─── Records ───
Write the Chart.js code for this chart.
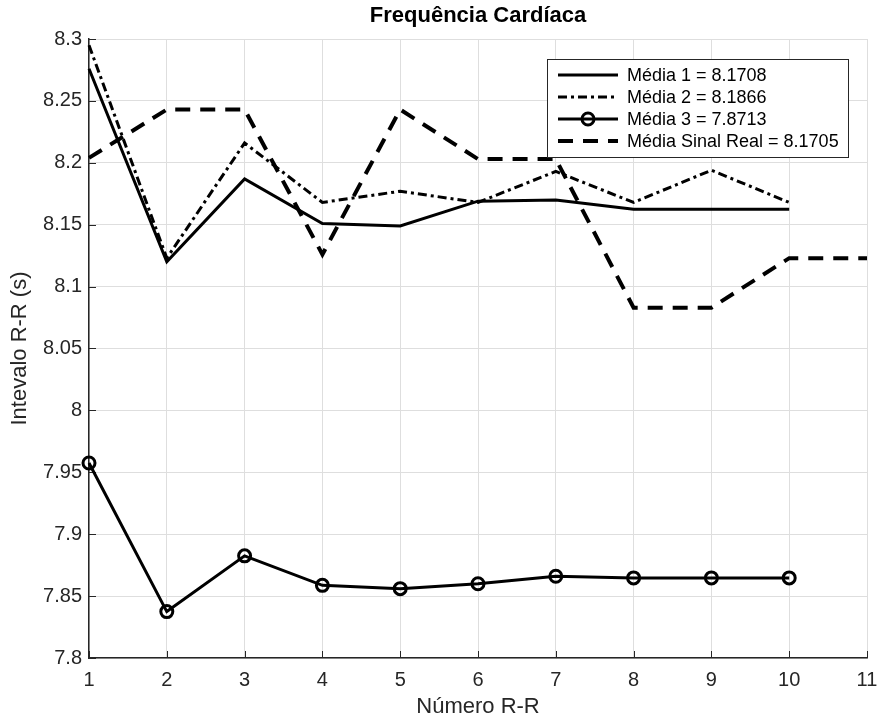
<!DOCTYPE html>
<html>
<head>
<meta charset="utf-8">
<script src="https://cdn.jsdelivr.net/npm/chart.js@4.4.1/dist/chart.umd.min.js"></script>
<style>
  html, body { margin: 0; padding: 0; background: #fff; }
  #wrap { width: 880px; height: 722px; }
</style>
</head>
<body>
<div id="wrap"><canvas id="frequencia" width="880" height="722"></canvas></div>
<script>
// dados
const numeroRR = [1, 2, 3, 4, 5, 6, 7, 8, 9, 10];
const numeroRRReal = [1, 2, 3, 4, 5, 6, 7, 8, 9, 10, 11];

const media1 = [8.276, 8.120, 8.187, 8.151, 8.149, 8.169, 8.170, 8.1625, 8.1625, 8.1625];
const media2 = [8.295, 8.123, 8.216, 8.168, 8.177, 8.168, 8.193, 8.168, 8.194, 8.168];
const media3 = [7.9575, 7.8375, 7.8825, 7.8587, 7.856, 7.860, 7.866, 7.8647, 7.8647, 7.8647];
const mediaReal = [8.204, 8.243, 8.243, 8.126, 8.243, 8.203, 8.203, 8.083, 8.083, 8.123, 8.123];

const titulo = 'Frequência Cardíaca';
const legendas = [
    'Média 1 = 8.1708',
    'Média 2 = 8.1866',
    'Média 3 = 7.8713',
    'Média Sinal Real = 8.1705'
];

const ticksX = [1, 2, 3, 4, 5, 6, 7, 8, 9, 10, 11];
const ticksY = [7.8, 7.85, 7.9, 7.95, 8, 8.05, 8.1, 8.15, 8.2, 8.25, 8.3];

const pares = (xs, ys) => ys.map((y, i) => ({ x: xs[i], y: y }));

Chart.defaults.font.family = '"Liberation Sans", Arial, Helvetica, sans-serif';

const corEixo = '#262626';
const corGrade = '#dedede';

// titulo centrado sobre a area do grafico (como no matlab)
const tituloCentrado = {
    id: 'tituloCentrado',
    afterDraw(chart) {
        const { ctx, chartArea: a } = chart;
        ctx.save();
        ctx.fillStyle = '#000';
        ctx.font = 'bold 22px "Liberation Sans", Arial, sans-serif';
        ctx.textAlign = 'center';
        ctx.textBaseline = 'middle';
        ctx.fillText(titulo, (a.left + a.right) / 2, 16);
        ctx.restore();
    }
};

// legenda desenhada no estilo do matlab
const legendaMatlab = {
    id: 'legendaMatlab',
    afterDatasetsDraw(chart) {
        const ctx = chart.ctx;
        const bx = 547, by = 59, bw = 301, bh = 98;
        ctx.save();
        ctx.fillStyle = '#fff';
        ctx.fillRect(bx, by, bw, bh);
        ctx.strokeStyle = corEixo;
        ctx.lineWidth = 1;
        ctx.strokeRect(bx + 0.5, by + 0.5, bw, bh);
        chart.data.datasets.forEach((ds, i) => {
            const yy = by + 16 + i * 22;
            ctx.strokeStyle = ds.borderColor;
            ctx.lineWidth = ds.borderWidth;
            ctx.setLineDash(ds.borderDash || []);
            ctx.beginPath();
            ctx.moveTo(558, yy);
            ctx.lineTo(618, yy);
            ctx.stroke();
            ctx.setLineDash([]);
            if (ds.pointRadius > 0) {
                ctx.lineWidth = ds.pointBorderWidth;
                ctx.beginPath();
                ctx.arc(588, yy, ds.pointRadius, 0, Math.PI * 2);
                ctx.stroke();
            }
            ctx.fillStyle = '#000';
            ctx.font = '18px "Liberation Sans", Arial, sans-serif';
            ctx.textBaseline = 'middle';
            ctx.textAlign = 'left';
            ctx.fillText(ds.label, 627, yy + 1);
        });
        ctx.restore();
    }
};

// marcas dos ticks para dentro
const marcasInternas = {
    id: 'marcasInternas',
    beforeDatasetsDraw(chart) {
        const { ctx, chartArea: a, scales: { x, y } } = chart;
        ctx.save();
        ctx.strokeStyle = corEixo;
        ctx.lineWidth = 1;
        ctx.beginPath();
        x.ticks.forEach(t => {
            const px = Math.round(x.getPixelForValue(t.value)) + 0.5;
            ctx.moveTo(px, a.bottom);
            ctx.lineTo(px, a.bottom - 7);
        });
        y.ticks.forEach(t => {
            const py = Math.round(y.getPixelForValue(t.value)) + 0.5;
            ctx.moveTo(a.left, py);
            ctx.lineTo(a.left + 7, py);
        });
        ctx.stroke();
        ctx.restore();
    }
};

const data = {
    datasets: [{
        label: legendas[0],
        data: pares(numeroRR, media1),
        borderColor: '#000',
        borderWidth: 3,
        pointRadius: 0,
        tension: 0,
        fill: false,
        clip: false
    }, {
        label: legendas[1],
        data: pares(numeroRR, media2),
        borderColor: '#000',
        borderWidth: 3,
        borderDash: [9, 4, 3, 4],
        pointRadius: 0,
        tension: 0,
        fill: false,
        clip: false
    }, {
        label: legendas[2],
        data: pares(numeroRR, media3),
        borderColor: '#000',
        borderWidth: 3,
        pointRadius: 6,
        pointBorderWidth: 3,
        pointBorderColor: '#000',
        pointBackgroundColor: 'rgba(0,0,0,0)',
        tension: 0,
        fill: false,
        clip: false
    }, {
        label: legendas[3],
        data: pares(numeroRRReal, mediaReal),
        borderColor: '#000',
        borderWidth: 4,
        borderDash: [15, 10],
        pointRadius: 0,
        tension: 0,
        fill: false,
        clip: false
    }]
};

const config = {
    type: 'line',
    data: data,
    plugins: [marcasInternas, legendaMatlab, tituloCentrado],
    options: {
        responsive: false,
        animation: false,
        events: [],
        layout: { padding: { left: 0, right: 13, top: 39, bottom: 0 } },
        plugins: {
            legend: { display: false },
            tooltip: { enabled: false },
            title: { display: false }
        },
        scales: {
            x: {
                type: 'linear',
                min: 1,
                max: 11,
                afterBuildTicks: s => { s.ticks = ticksX.map(v => ({ value: v })); },
                afterFit: s => { s.height = 64; s.paddingRight = 0; },
                ticks: {
                    color: corEixo,
                    font: { size: 20 },
                    padding: 10,
                    autoSkip: false,
                    maxRotation: 0,
                    callback: v => String(v)
                },
                grid: { color: corGrade, drawTicks: false },
                border: { color: corEixo, width: 1.5 },
                title: {
                    display: true,
                    text: 'Número R-R',
                    color: corEixo,
                    font: { size: 22 },
                    padding: { top: 0, bottom: 2 }
                }
            },
            y: {
                min: 7.8,
                max: 8.3,
                afterBuildTicks: s => { s.ticks = ticksY.map(v => ({ value: v })); },
                afterFit: s => { s.width = 89; s.paddingTop = 0; },
                ticks: {
                    color: corEixo,
                    font: { size: 20 },
                    padding: 7,
                    autoSkip: false,
                    callback: v => String(Number(v.toFixed(2)))
                },
                grid: { color: corGrade, drawTicks: false },
                border: { color: corEixo, width: 1.5 },
                title: {
                    display: true,
                    text: 'Intevalo R-R (s)',
                    color: corEixo,
                    font: { size: 22 },
                    padding: { top: 7, bottom: 0 }
                }
            }
        }
    }
};

const graficoFrequencia = new Chart(document.getElementById('frequencia'), config);
</script>
</body>
</html>
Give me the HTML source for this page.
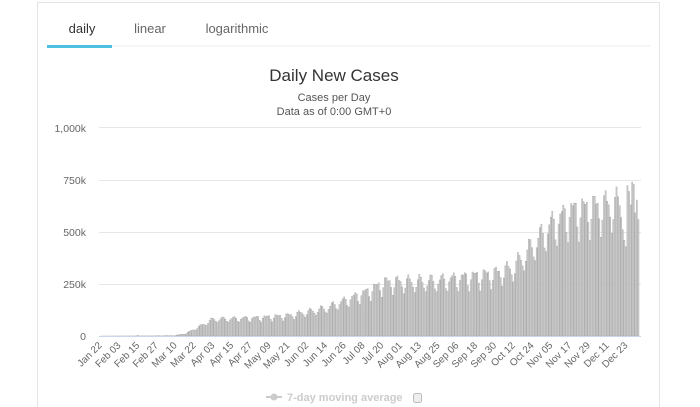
───
*Problem to solve*: Copy out all the data without changing anything, and drop the pictures.

*Written solution*:
Write the Chart.js code for this chart.
<!DOCTYPE html>
<html>
<head>
<meta charset="utf-8">
<script src="https://cdn.jsdelivr.net/npm/chart.js@4.4.1/dist/chart.umd.min.js"></script>
<style>
  html, body { margin: 0; padding: 0; background: #fff; }
  #wrap { width: 880px; height: 722px; }
</style>
</head>
<body>
<div id="wrap"><canvas id="frequencia" width="880" height="722"></canvas></div>
<script>
// dados
const numeroRR = [1, 2, 3, 4, 5, 6, 7, 8, 9, 10];
const numeroRRReal = [1, 2, 3, 4, 5, 6, 7, 8, 9, 10, 11];

const media1 = [8.276, 8.120, 8.187, 8.151, 8.149, 8.169, 8.170, 8.1625, 8.1625, 8.1625];
const media2 = [8.295, 8.123, 8.216, 8.168, 8.177, 8.168, 8.193, 8.168, 8.194, 8.168];
const media3 = [7.9575, 7.8375, 7.8825, 7.8587, 7.856, 7.860, 7.866, 7.8647, 7.8647, 7.8647];
const mediaReal = [8.204, 8.243, 8.243, 8.126, 8.243, 8.203, 8.203, 8.083, 8.083, 8.123, 8.123];

const titulo = 'Frequência Cardíaca';
const legendas = [
    'Média 1 = 8.1708',
    'Média 2 = 8.1866',
    'Média 3 = 7.8713',
    'Média Sinal Real = 8.1705'
];

const ticksX = [1, 2, 3, 4, 5, 6, 7, 8, 9, 10, 11];
const ticksY = [7.8, 7.85, 7.9, 7.95, 8, 8.05, 8.1, 8.15, 8.2, 8.25, 8.3];

const pares = (xs, ys) => ys.map((y, i) => ({ x: xs[i], y: y }));

Chart.defaults.font.family = '"Liberation Sans", Arial, Helvetica, sans-serif';

const corEixo = '#262626';
const corGrade = '#dedede';

// titulo centrado sobre a area do grafico (como no matlab)
const tituloCentrado = {
    id: 'tituloCentrado',
    afterDraw(chart) {
        const { ctx, chartArea: a } = chart;
        ctx.save();
        ctx.fillStyle = '#000';
        ctx.font = 'bold 22px "Liberation Sans", Arial, sans-serif';
        ctx.textAlign = 'center';
        ctx.textBaseline = 'middle';
        ctx.fillText(titulo, (a.left + a.right) / 2, 16);
        ctx.restore();
    }
};

// legenda desenhada no estilo do matlab
const legendaMatlab = {
    id: 'legendaMatlab',
    afterDatasetsDraw(chart) {
        const ctx = chart.ctx;
        const bx = 547, by = 59, bw = 301, bh = 98;
        ctx.save();
        ctx.fillStyle = '#fff';
        ctx.fillRect(bx, by, bw, bh);
        ctx.strokeStyle = corEixo;
        ctx.lineWidth = 1;
        ctx.strokeRect(bx + 0.5, by + 0.5, bw, bh);
        chart.data.datasets.forEach((ds, i) => {
            const yy = by + 16 + i * 22;
            ctx.strokeStyle = ds.borderColor;
            ctx.lineWidth = ds.borderWidth;
            ctx.setLineDash(ds.borderDash || []);
            ctx.beginPath();
            ctx.moveTo(558, yy);
            ctx.lineTo(618, yy);
            ctx.stroke();
            ctx.setLineDash([]);
            if (ds.pointRadius > 0) {
                ctx.lineWidth = ds.pointBorderWidth;
                ctx.beginPath();
                ctx.arc(588, yy, ds.pointRadius, 0, Math.PI * 2);
                ctx.stroke();
            }
            ctx.fillStyle = '#000';
            ctx.font = '18px "Liberation Sans", Arial, sans-serif';
            ctx.textBaseline = 'middle';
            ctx.textAlign = 'left';
            ctx.fillText(ds.label, 627, yy + 1);
        });
        ctx.restore();
    }
};

// marcas dos ticks para dentro
const marcasInternas = {
    id: 'marcasInternas',
    beforeDatasetsDraw(chart) {
        const { ctx, chartArea: a, scales: { x, y } } = chart;
        ctx.save();
        ctx.strokeStyle = corEixo;
        ctx.lineWidth = 1;
        ctx.beginPath();
        x.ticks.forEach(t => {
            const px = Math.round(x.getPixelForValue(t.value)) + 0.5;
            ctx.moveTo(px, a.bottom);
            ctx.lineTo(px, a.bottom - 7);
        });
        y.ticks.forEach(t => {
            const py = Math.round(y.getPixelForValue(t.value)) + 0.5;
            ctx.moveTo(a.left, py);
            ctx.lineTo(a.left + 7, py);
        });
        ctx.stroke();
        ctx.restore();
    }
};

const data = {
    datasets: [{
        label: legendas[0],
        data: pares(numeroRR, media1),
        borderColor: '#000',
        borderWidth: 3,
        pointRadius: 0,
        tension: 0,
        fill: false,
        clip: false
    }, {
        label: legendas[1],
        data: pares(numeroRR, media2),
        borderColor: '#000',
        borderWidth: 3,
        borderDash: [9, 4, 3, 4],
        pointRadius: 0,
        tension: 0,
        fill: false,
        clip: false
    }, {
        label: legendas[2],
        data: pares(numeroRR, media3),
        borderColor: '#000',
        borderWidth: 3,
        pointRadius: 6,
        pointBorderWidth: 3,
        pointBorderColor: '#000',
        pointBackgroundColor: 'rgba(0,0,0,0)',
        tension: 0,
        fill: false,
        clip: false
    }, {
        label: legendas[3],
        data: pares(numeroRRReal, mediaReal),
        borderColor: '#000',
        borderWidth: 4,
        borderDash: [15, 10],
        pointRadius: 0,
        tension: 0,
        fill: false,
        clip: false
    }]
};

const config = {
    type: 'line',
    data: data,
    plugins: [marcasInternas, legendaMatlab, tituloCentrado],
    options: {
        responsive: false,
        animation: false,
        events: [],
        layout: { padding: { left: 0, right: 13, top: 39, bottom: 0 } },
        plugins: {
            legend: { display: false },
            tooltip: { enabled: false },
            title: { display: false }
        },
        scales: {
            x: {
                type: 'linear',
                min: 1,
                max: 11,
                afterBuildTicks: s => { s.ticks = ticksX.map(v => ({ value: v })); },
                afterFit: s => { s.height = 64; s.paddingRight = 0; },
                ticks: {
                    color: corEixo,
                    font: { size: 20 },
                    padding: 10,
                    autoSkip: false,
                    maxRotation: 0,
                    callback: v => String(v)
                },
                grid: { color: corGrade, drawTicks: false },
                border: { color: corEixo, width: 1.5 },
                title: {
                    display: true,
                    text: 'Número R-R',
                    color: corEixo,
                    font: { size: 22 },
                    padding: { top: 0, bottom: 2 }
                }
            },
            y: {
                min: 7.8,
                max: 8.3,
                afterBuildTicks: s => { s.ticks = ticksY.map(v => ({ value: v })); },
                afterFit: s => { s.width = 89; s.paddingTop = 0; },
                ticks: {
                    color: corEixo,
                    font: { size: 20 },
                    padding: 7,
                    autoSkip: false,
                    callback: v => String(Number(v.toFixed(2)))
                },
                grid: { color: corGrade, drawTicks: false },
                border: { color: corEixo, width: 1.5 },
                title: {
                    display: true,
                    text: 'Intevalo R-R (s)',
                    color: corEixo,
                    font: { size: 22 },
                    padding: { top: 7, bottom: 0 }
                }
            }
        }
    }
};

const graficoFrequencia = new Chart(document.getElementById('frequencia'), config);
</script>
</body>
</html>
Give me the HTML source for this page.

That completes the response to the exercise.